Port in the Storm
A Refuge in Troubled Times
Thought 4 - The turning point of despair

I was twenty two and one day I was standing at a railway barrier waiting for the train from London to pass. A woman stood next to me. At the last minute, just as the train was about to roar past, the lady next to me ducked under the barrier and threw herself in front of the train. I witnessed a woman thrown like a rag doll in front of my eyes and nearly 40 years later that image haunts me still.
What if I had engaged with her and kept her talking, maybe I could have prevented what happened? If only I'd known, I could have done something to prevent that awful end to a woman who seemed to have so much courage to go through with that act. That was the thought that kept going around and around in my head. Facing a massive high-speed train is not the act of a coward as some think. It’s a sign of utter despair and desperation. What was going on in that lady's life that was so terrible that standing in front of a train was a preferable option? I couldn't imagine.
I kept thinking, if only she could have transformed that incredible courage into ways that would have helped her escape whatever hole she was in, I just knew that she would have found a way through and out the other side.
That day I was traumatised by what I saw but also shamed into not doing more or being there for her at the very moment when she needed me the most. The regret of that never leaves me. Yet deep down I know that, even if I had talked to her, it might have stopped her from jumping that day, yet she might have gone through with it the next day. I know that she was too far ahead in her plans to have stopped, because somewhere along the line, she had made up her mind to end her life and there was nothing I could have done about it. Once she had made that decision for death and no longer for life, she was lost to anything I might have done.
My breakthrough point when I struggled with suicidal thoughts was at that decision crossroads. I came to realise that my children would be damaged and traumatised as I had been that day by that woman, only far far worse. I could not do that to them. It was that realisation of the pain I would inflict on innocent lives that was the turning point in my life. I had hit rock bottom and had desperately wanted a way out of the agony I was in. However, deep down I knew that to choose death over life would not only shape my future but theirs too. Once I knew that I could not do that to them, it was as if a trap door swung open and strength and courage rushed in and transformed how I now viewed my future.

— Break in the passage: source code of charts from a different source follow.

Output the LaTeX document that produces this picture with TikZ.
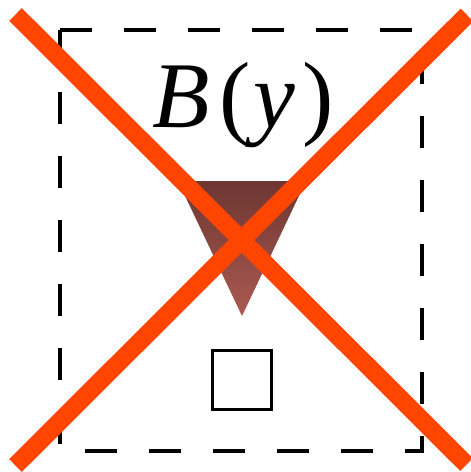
\documentclass[tikz,border=0pt]{standalone}
\usepackage{fontspec}
\setmainfont{Liberation Serif}
\begin{document}
\begin{tikzpicture}[x=1pt,y=-1pt,
  framebox/.style={draw=black,line width=4.5pt,dash pattern=on 32pt off 32pt},
  cross/.style={draw={rgb,255:red,255;green,69;blue,0},line width=18pt,line cap=butt},
  smallsq/.style={draw=black,line width=3.5pt,minimum size=59pt,inner sep=0pt},
  label/.style={font=\fontsize{94}{100}\selectfont,inner sep=0pt,anchor=base}]
\useasboundingbox (0,0) rectangle (471,472);
\coordinate (f1) at (60,30);
\coordinate (f2) at (422,30);
\coordinate (f3) at (422,451);
\coordinate (f4) at (60,451);
\draw[framebox] (f1) -- (f2) -- (f3) -- (f4) -- cycle;
\node[label] (lab) at (243,127) {\textit{B}\kern9pt(\kern3pt\textit{y}\kern7pt)};
\coordinate (t1) at (178,181);
\coordinate (t2) at (306,181);
\coordinate (t3) at (242,316);
\shade[top color={rgb,255:red,110;green,54;blue,49},bottom color={rgb,255:red,170;green,90;blue,82}] (t1) -- (t2) -- (t3) -- cycle;
\node[smallsq] (sq) at (242,380) {};
\coordinate (a1) at (15.5,14.5);
\coordinate (a2) at (466.5,464.5);
\coordinate (b1) at (15.5,465.5);
\coordinate (b2) at (467,15);
\draw[cross] (a1) -- (a2);
\draw[cross] (b1) -- (b2);
\end{tikzpicture}
\end{document}
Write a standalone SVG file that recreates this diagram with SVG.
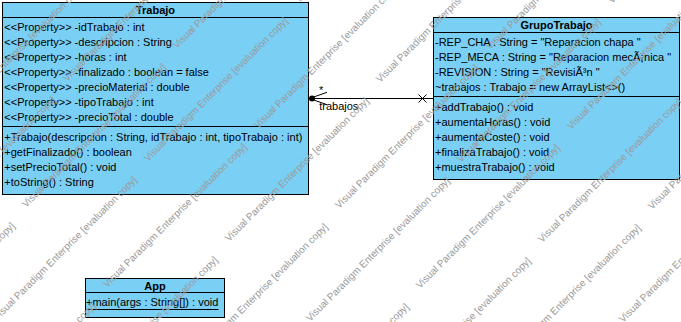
<svg xmlns="http://www.w3.org/2000/svg" xmlns:xlink="http://www.w3.org/1999/xlink" width="681" height="322" viewBox="0 0 681 322">
  <style>
    .box { fill: #7ACFF5; stroke: #000; stroke-width: 1; }
    .sep { stroke: #000; stroke-width: 1; fill: none; }
    .t { font-family: "Liberation Sans", Arial, sans-serif; font-size: 11px; fill: #000; }
    .h { font-weight: bold; text-anchor: middle; }
    .wm { font-family: "Liberation Sans", Arial, sans-serif; font-size: 10px; fill: #9a9a9a; }
  </style>
  <defs>
    <text id="wm" class="wm">Visual Paradigm Enterprise [evaluation copy]</text>
  </defs>
  <rect width="681" height="322" fill="#fff"/>

  <!-- association: GrupoTrabajo.trabajos -> Trabajo -->
  <g id="connectors">
    <line class="sep" x1="308.5" y1="98.5" x2="433.5" y2="98.5"/>
    <circle cx="312" cy="98.5" r="3" fill="#000"/>
    <polyline class="sep" points="327,92.3 309.5,98.5 327,104.7"/>
    <path class="sep" d="M418.5,94.5 L426.5,102.5 M418.5,102.5 L426.5,94.5"/>
    <text class="t" x="318.9" y="93.5">*</text>
    <text class="t" x="319.2" y="109.5">trabajos</text>
  </g>

  <g id="Trabajo">
    <rect class="box" x="2.5" y="2.5" width="306" height="192"/>
    <line class="sep" x1="2.5" y1="17.5" x2="308.5" y2="17.5"/>
    <line class="sep" x1="2.5" y1="126.5" x2="308.5" y2="126.5"/>
    <text class="t h" x="155.5" y="14">Trabajo</text>
    <text class="t" x="4.3" y="31">&lt;&lt;Property&gt;&gt; -idTrabajo : int</text>
    <text class="t" x="4.3" y="46">&lt;&lt;Property&gt;&gt; -descripcion : String</text>
    <text class="t" x="4.3" y="61">&lt;&lt;Property&gt;&gt; -horas : int</text>
    <text class="t" x="4.3" y="76">&lt;&lt;Property&gt;&gt; -finalizado : boolean = false</text>
    <text class="t" x="4.3" y="91">&lt;&lt;Property&gt;&gt; -precioMaterial : double</text>
    <text class="t" x="4.3" y="106">&lt;&lt;Property&gt;&gt; -tipoTrabajo : int</text>
    <text class="t" x="4.3" y="121">&lt;&lt;Property&gt;&gt; -precioTotal : double</text>
    <text class="t" x="4.3" y="140.5">+Trabajo(descripcion : String, idTrabajo : int, tipoTrabajo : int)</text>
    <text class="t" x="4.3" y="155.5">+getFinalizado() : boolean</text>
    <text class="t" x="4.3" y="170.5">+setPrecioTotal() : void</text>
    <text class="t" x="4.3" y="185.5">+toString() : String</text>
  </g>

  <g id="GrupoTrabajo">
    <rect class="box" x="433.5" y="17.5" width="246" height="162"/>
    <line class="sep" x1="433.5" y1="32.5" x2="679.5" y2="32.5"/>
    <line class="sep" x1="433.5" y1="96.5" x2="679.5" y2="96.5"/>
    <text class="t h" x="556.5" y="29">GrupoTrabajo</text>
    <text class="t" x="435" y="46">-REP_CHA : String = "Reparacion chapa "</text>
    <text class="t" x="435" y="61">-REP_MECA : String = "Reparacion mecÃ¡nica "</text>
    <text class="t" x="435" y="76">-REVISION : String = "RevisiÃ³n "</text>
    <text class="t" x="435" y="91">~trabajos : Trabajo = new ArrayList&lt;&gt;()</text>
    <text class="t" x="435" y="110.5">+addTrabajo() : void</text>
    <text class="t" x="435" y="125.5">+aumentaHoras() : void</text>
    <text class="t" x="435" y="140.5">+aumentaCoste() : void</text>
    <text class="t" x="435" y="155.5">+finalizaTrabajo() : void</text>
    <text class="t" x="435" y="170.5">+muestraTrabajo() : void</text>
  </g>

  <g id="App">
    <rect class="box" x="85.5" y="278.5" width="139" height="39"/>
    <line class="sep" x1="85.5" y1="292.5" x2="224.5" y2="292.5"/>
    <text class="t h" x="155" y="290">App</text>
    <text class="t" x="86" y="306">+main(args : String[]) : void</text>
    <line class="sep" x1="86" y1="309.5" x2="218.4" y2="309.5"/>
  </g>

  <!-- evaluation watermark, tiled over the drawing -->
  <g id="watermark">
    <use xlink:href="#wm" transform="translate(299,3) rotate(-45)"/>
    <use xlink:href="#wm" transform="translate(612,4) rotate(-45)"/>
    <use xlink:href="#wm" transform="translate(67,82) rotate(-45)"/>
    <use xlink:href="#wm" transform="translate(380,83) rotate(-45)"/>
    <use xlink:href="#wm" transform="translate(148,162) rotate(-45)"/>
    <use xlink:href="#wm" transform="translate(461,163) rotate(-45)"/>
    <use xlink:href="#wm" transform="translate(-84,241) rotate(-45)"/>
    <use xlink:href="#wm" transform="translate(229,242) rotate(-45)"/>
    <use xlink:href="#wm" transform="translate(542,243) rotate(-45)"/>
    <use xlink:href="#wm" transform="translate(-3,321) rotate(-45)"/>
    <use xlink:href="#wm" transform="translate(310,322) rotate(-45)"/>
    <use xlink:href="#wm" transform="translate(623,323) rotate(-45)"/>
    <use xlink:href="#wm" transform="translate(78,401) rotate(-45)"/>
    <use xlink:href="#wm" transform="translate(391,402) rotate(-45)"/>
    <use xlink:href="#wm" transform="translate(177,49) rotate(-45)"/>
    <use xlink:href="#wm" transform="translate(490,50) rotate(-45)"/>
    <use xlink:href="#wm" transform="translate(-55,128) rotate(-45)"/>
    <use xlink:href="#wm" transform="translate(258,129) rotate(-45)"/>
    <use xlink:href="#wm" transform="translate(571,130) rotate(-45)"/>
    <use xlink:href="#wm" transform="translate(26,208) rotate(-45)"/>
    <use xlink:href="#wm" transform="translate(339,209) rotate(-45)"/>
    <use xlink:href="#wm" transform="translate(652,210) rotate(-45)"/>
    <use xlink:href="#wm" transform="translate(107,288) rotate(-45)"/>
    <use xlink:href="#wm" transform="translate(420,289) rotate(-45)"/>
    <use xlink:href="#wm" transform="translate(-125,367) rotate(-45)"/>
    <use xlink:href="#wm" transform="translate(188,368) rotate(-45)"/>
    <use xlink:href="#wm" transform="translate(501,369) rotate(-45)"/>
    <use xlink:href="#wm" transform="translate(-44,447) rotate(-45)"/>
    <use xlink:href="#wm" transform="translate(269,448) rotate(-45)"/>
    <use xlink:href="#wm" transform="translate(582,449) rotate(-45)"/>
  </g>
</svg>
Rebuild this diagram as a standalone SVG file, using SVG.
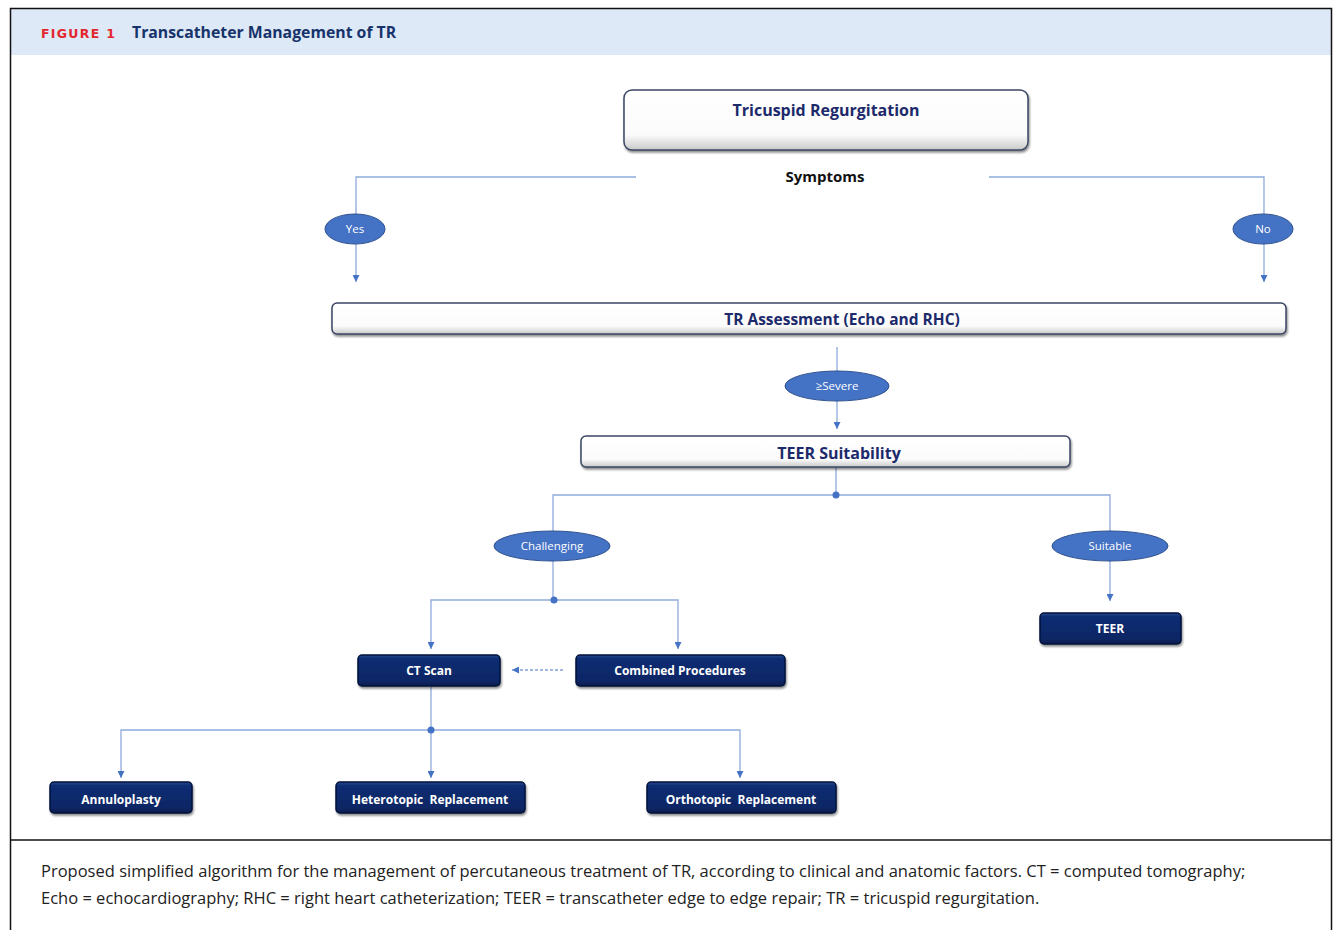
<svg xmlns="http://www.w3.org/2000/svg" width="1335" height="930" viewBox="0 0 1335 930">
<defs>
<linearGradient id="gW" x1="0" y1="0" x2="0" y2="1">
<stop offset="0" stop-color="#ffffff"/><stop offset="0.75" stop-color="#fbfbfb"/><stop offset="1" stop-color="#c9c9c9"/>
</linearGradient>
<linearGradient id="gD" x1="0" y1="0" x2="0" y2="1">
<stop offset="0" stop-color="#2a4a8e"/><stop offset="0.12" stop-color="#0f2d73"/><stop offset="0.85" stop-color="#0a2664"/><stop offset="1" stop-color="#061a4a"/>
</linearGradient>
<marker id="ar" viewBox="0 0 10 10" refX="10" refY="5" markerWidth="7" markerHeight="7" orient="auto" markerUnits="userSpaceOnUse">
<path d="M0,0 L10,5 L0,10 z" fill="#4472c4"/>
</marker>
<filter id="sh" x="-5%" y="-20%" width="110%" height="150%">
<feDropShadow dx="1" dy="2" stdDeviation="1.2" flood-color="#000" flood-opacity="0.45"/>
</filter>
</defs>
<style>
.wbox{fill:url(#gW);stroke:#3a4663;stroke-width:1.5;filter:url(#sh)}
.dbox{fill:url(#gD);stroke:#05133a;stroke-width:1.5;filter:url(#sh)}
.wt{font-family:"Open Sans","Liberation Sans",sans-serif;font-weight:bold;fill:#1c2a6b;text-anchor:middle}
.dt{font-family:"Open Sans","Liberation Sans",sans-serif;font-weight:bold;fill:#ffffff;font-size:12px;text-anchor:middle}
.ell{fill:#4472c4;stroke:#2f528f;stroke-width:1}
.et{font-family:"Open Sans","Liberation Sans",sans-serif;fill:#ffffff;font-size:11.5px;text-anchor:middle}
.ln{fill:none;stroke:#8faadc;stroke-width:1.3}
.lna{fill:none;stroke:#8faadc;stroke-width:1.3;marker-end:url(#ar)}
.dot{fill:#4472c4}
.cap{font-family:"Open Sans","Liberation Sans",sans-serif;font-size:16.5px;fill:#222222}
</style>
<rect x="0" y="0" width="1335" height="930" fill="#ffffff"/>
<!-- frame -->
<rect x="10" y="9" width="1321" height="46" fill="#dde9f6"/>
<path d="M10.5,930 L10.5,8.5 L1331.5,8.5 L1331.5,930" fill="none" stroke="#111111" stroke-width="1.5"/>
<line x1="10" y1="840" x2="1331" y2="840" stroke="#111111" stroke-width="1.5"/>
<text x="41" y="38" font-family="'DejaVu Sans','Liberation Sans',sans-serif" font-weight="bold" font-size="12.5" fill="#e4262e" letter-spacing="1.3">FIGURE 1</text>
<text x="132" y="38" font-family="'Open Sans','Liberation Sans',sans-serif" font-weight="bold" font-size="15.8" fill="#17336b">Transcatheter Management of TR</text>

<g id="connectors">
<polyline class="ln" points="636,177 356,177 356,214"/>
<line class="lna" x1="356" y1="244" x2="356" y2="282"/>
<polyline class="ln" points="989,177 1264,177 1264,214"/>
<line class="lna" x1="1264" y1="244" x2="1264" y2="282"/>
<line class="ln" x1="837" y1="347" x2="837" y2="371"/>
<line class="lna" x1="837" y1="401" x2="837" y2="429"/>
<line class="ln" x1="836" y1="468" x2="836" y2="495"/>
<polyline class="ln" points="553,531 553,495 1110,495 1110,531"/>
<circle class="dot" cx="836" cy="495" r="3.5"/>
<line class="ln" x1="553" y1="561" x2="553" y2="600"/>
<line class="lna" x1="1110" y1="561" x2="1110" y2="601"/>
<polyline class="lna" points="554,600 431,600 431,649"/>
<polyline class="lna" points="554,600 678,600 678,649"/>
<circle class="dot" cx="554" cy="600" r="3.5"/>
<line x1="563" y1="670" x2="512" y2="670" stroke="#4472c4" stroke-width="1" stroke-dasharray="3,2" marker-end="url(#ar)"/>
<line class="ln" x1="431" y1="687" x2="431" y2="730"/>
<polyline class="lna" points="431,730 121,730 121,778"/>
<line class="lna" x1="431" y1="730" x2="431" y2="778"/>
<polyline class="lna" points="431,730 740,730 740,778"/>
<circle class="dot" cx="431" cy="730" r="3.5"/>
</g>

<g id="n-tr">
<rect class="wbox" x="624" y="90" width="404" height="60" rx="8"/>
<text class="wt" x="826" y="116" font-size="16">Tricuspid Regurgitation</text>
</g>
<g id="n-symptoms">
<text x="825" y="182" font-family="'Open Sans','Liberation Sans',sans-serif" font-weight="bold" font-size="15" fill="#111111" text-anchor="middle">Symptoms</text>
</g>
<g id="n-yes">
<ellipse class="ell" cx="355" cy="229" rx="30" ry="15"/>
<text class="et" x="355" y="233">Yes</text>
</g>
<g id="n-no">
<ellipse class="ell" cx="1263" cy="229" rx="30" ry="15"/>
<text class="et" x="1263" y="233">No</text>
</g>
<g id="n-assess">
<rect class="wbox" x="332" y="303" width="954" height="31" rx="5"/>
<text class="wt" x="842" y="325" font-size="15.5">TR Assessment (Echo and RHC)</text>
</g>
<g id="n-severe">
<ellipse class="ell" cx="837" cy="386" rx="52" ry="15"/>
<text class="et" x="837" y="390">≥Severe</text>
</g>
<g id="n-teer-suit">
<rect class="wbox" x="581" y="436" width="489" height="31" rx="5"/>
<text class="wt" x="839" y="459" font-size="16">TEER Suitability</text>
</g>
<g id="n-challenging">
<ellipse class="ell" cx="552" cy="546" rx="58" ry="15"/>
<text class="et" x="552" y="550">Challenging</text>
</g>
<g id="n-suitable">
<ellipse class="ell" cx="1110" cy="546" rx="58" ry="15"/>
<text class="et" x="1110" y="550">Suitable</text>
</g>
<g id="n-teer">
<rect class="dbox" x="1040" y="613" width="141" height="31" rx="4"/>
<text class="dt" x="1110" y="633">TEER</text>
</g>
<g id="n-ct">
<rect class="dbox" x="358" y="655" width="142" height="31" rx="4"/>
<text class="dt" x="429" y="675">CT Scan</text>
</g>
<g id="n-combined">
<rect class="dbox" x="576" y="655" width="209" height="31" rx="4"/>
<text class="dt" x="680" y="675">Combined Procedures</text>
</g>
<g id="n-annulo">
<rect class="dbox" x="50" y="782" width="142" height="31" rx="4"/>
<text class="dt" x="121" y="804">Annuloplasty</text>
</g>
<g id="n-hetero">
<rect class="dbox" x="336" y="782" width="189" height="31" rx="4"/>
<text class="dt" x="430" y="804" font-size="11.5">Heterotopic&#160; Replacement</text>
</g>
<g id="n-ortho">
<rect class="dbox" x="647" y="782" width="189" height="31" rx="4"/>
<text class="dt" x="741" y="804" font-size="11.5">Orthotopic&#160; Replacement</text>
</g>

<text class="cap" x="41" y="877">Proposed simplified algorithm for the management of percutaneous treatment of TR, according to clinical and anatomic factors. CT = computed tomography;</text>
<text class="cap" x="41" y="904">Echo = echocardiography; RHC = right heart catheterization; TEER = transcatheter edge to edge repair; TR = tricuspid regurgitation.</text>
</svg>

The only way I could now go was up. And the only one who could climb out of this pit of despair and depression that I was in, was me. I didn't know how I was going to do it but I knew that I had now chosen to take the right path and leave the left one behind.
It took many years until I arrived at a place of contentment and deep joy. However, eventually I found it and I have never stopped giving thanks that I was brave enough that day to do the right thing by everyone.
You too need to arrive at this crossroads and choose whether to use your remaining ounces of bravery and energy to jump in front of a train or begin to turn your life around. I reached out to a friend who told me to not be so ridiculous and to pull myself together. It was the worst thing he could have said. However, by then I was determined not to let others any longer hurt me. I knew that the decision had been made for life and that I would go out and find that life wherever I could find it.
I found it in my faith. I found it in being out in nature. I found it in books and music and my precious children. Where I found discouragements to live, I left those things behind. I looked for the lighthouses in my life, lights which kept me away from the rocks of the 'what ifs' that kept flooding my mind. I learnt how to still my mind and open my eyes to the beauty that I gradually was able to notice once again.
In fact the new world I found was similar in many ways to the old one but there was now a delight and pleasure in it that before had been eradicated because of the dark, heavy blanket that I was trapped beneath and could not escape from. Gradually light began to break through into the pitch darkness and I could begin to see again the gifts which lay close to me but which in my utter darkness I had been unable to make out. Life had come to me once again on her trusty steed and helped lift me out of my distress and discouragement. Gradually I became freer and more hopeful and then one day I was able to throw off that cumbersome blanket and walk free. It wasn't easy, but I made it.
Looking back I know that that woman on the railway line gave me a gift as well as traumatising me. She showed me that courage lies within each of us, however desperate we are. It's just that she chose to use hers to end her life whilst I was fortunate enough to have a different ending.
When you are as low as you can go, there are only two directions to go in. Up or out. I hope and pray that you decide to head up.